The question of what constitutes utility service ''for the public'' is not defined by statute but has been the subject of extensive Commission and appellate review:
''The public or private character of the enterprise does not depend . . . upon the number of persons by whom it is used, but upon whether it is open to the use and service of all members of the public who may require it . . .'' Drexelbrook Associates v. Pennsylvania Public Utility Commission, 418 Pa. 430, 435, 60 PUR3d 175, 212 A.2d 237, 239 (1965); Borough of Ambridge v. Public Service Commission, 108 Pa. Super. Ct. 298, 304, PUR1933D 298, 165 Atl. 47, 49 (1933). ''[T]he test is whether or not such person holds himself out expressly or impliedly, as engaged in the business of supplying his product or service to the public, as a class, or to any limited portion of it, as contradistinguished from holding himself out as serving or ready to serve only particular individuals.'' Drexelbrook; Merchants Parcel Delivery, Inc. v. Pennsylvania Public Utility Commission, 150 Pa. Superior Ct. 120, 28 A.2d 340 (1942); Masgai v. Public Service Commission, 124 Pa. Superior Ct. 370, 188 Atl. 599 (1936).

*      *      *

After thorough review, the two factors which have been determined by the Commission and the courts to be relevant to consideration of whether the service provider holds himself out to serve the public or a limited portion thereof are: 1) whether the utility service being provided is merely incidental to non-utility business with the customers which creates a nexus between the provider and the customer. Drexelbrook (a landlord providing fixed utility service to its tenants is not for the public); Aronimink Transportation Co. v. Public Service Commission, 111 Pa. Superior Ct. 414, 5 PUR NS 279, 170 Atl. 375 (1934) (a landlord providing bus service to its tenants is not for the public); and 2) whether the utility facility was designed and constructed only to serve specific individuals such that the resulting service is not properly considered to be for the public.

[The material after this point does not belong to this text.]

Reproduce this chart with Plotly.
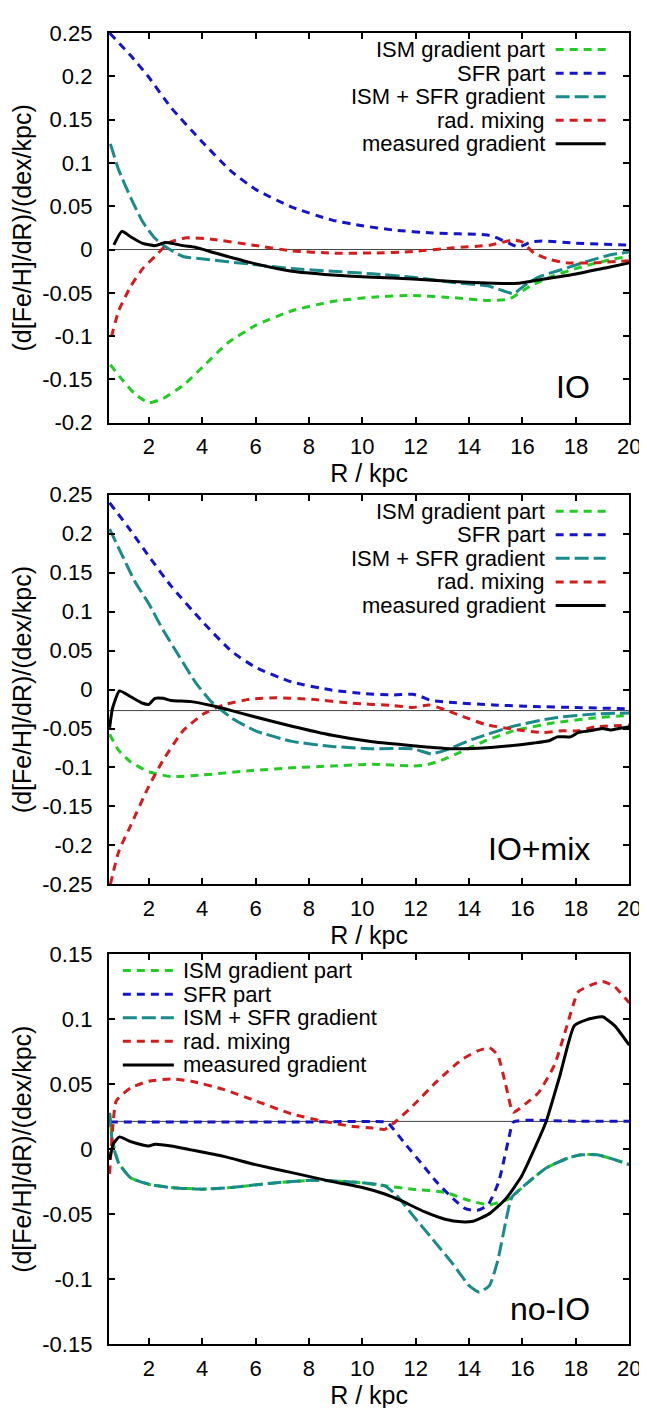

Borough of Ambridge (the selling of excess water by a manufacturer to a neighboring manufacturer through a line designed solely for that purpose is not for the public); Re Hazelton Associates Fluidized Energy, Inc., 62 Pa. PUC 619 (1986) (a hot temperature water system designed and constructed specifically to serve three customers is not for the public).
Although not addressed explicitly in court cases or Commission orders, a third factor which has been considered by the Commission from a policymaking standpoint is whether a utility service provider is only serving a small number of customers in the immediate geographic vicinity of a production facility.13

   Furthermore, as our Supreme Court explained in the seminal case of Drexelbrook Associates v. Pennsylvania Public Utility Commission,14 service to a ''defined, privileged, and limited group'' is private in nature if the provider reserves its right to select its customers by contractual arrangement such that no one among the public outside of the selected group is privileged to demand service.15 Elucidating this rule, Justice Nigro in his concurring opinion in Bethlehem Steel16 cited Aronimink Transportation Co. v. Public Service Commission,17 Dunmire Gas Co. v. Pennsylvania Public Utility Commission,18 and Waltman v. Pennsylvania Public Utility Commission.19

   More recently, the Commission found that a project which provides landfill-derived methane gas (a Tier I source under the Act) to a limited number of customers did not constitute public utility service:

Having determined that landfill gas service can reasonably be considered as a public utility service under 66 Pa.C.S. § 102, we nonetheless recognize that regulation of this service may slow the growth of the evolving landfill gas market. The Commonwealth and this Commission support the use of alternate fuels especially renewable resources such as landfill gas. We understand that some form of disposal of landfill gas is necessary for safety and environmental reasons, and that the utilization of landfill gas as a fuel converts a pollutant into a beneficial energy source. (Granger St. 2 at 7-9). While large scale landfill gas service may be subject to our Code and Regulations, we recognize that it is a unique fuel source and wish to regulate this industry in a manner which encourages growth and development of the market for this renewable resource.
The facts presented in this case, where service will be provided to four sophisticated industrial customers that wish to receive landfill gas, knowing that jurisdictional natural gas service is also available, warrants a determination that Granger is not subject to our regulation except with regard to pipeline safety. In the past, we have held that utility service to a limited number of customers constitutes service to the public. However, we base our determination here on the unique facts of this case. There are a limited number of customers, the identities of these industrial customers are known, and regulation of landfill gas would inhibit the growth of a still developing renewable resource.20

   Using the Commission's and the appellate courts' established precedents, clear standards may be ascertained as to when an alternative energy project will not be considered a public utility and thus not subject to the jurisdiction of the Commission. We intend this guidance to apply to any energy project that is listed as an alternative energy source pursuant to section 3 of the Act without regard to whether the source is being used to produce electricity.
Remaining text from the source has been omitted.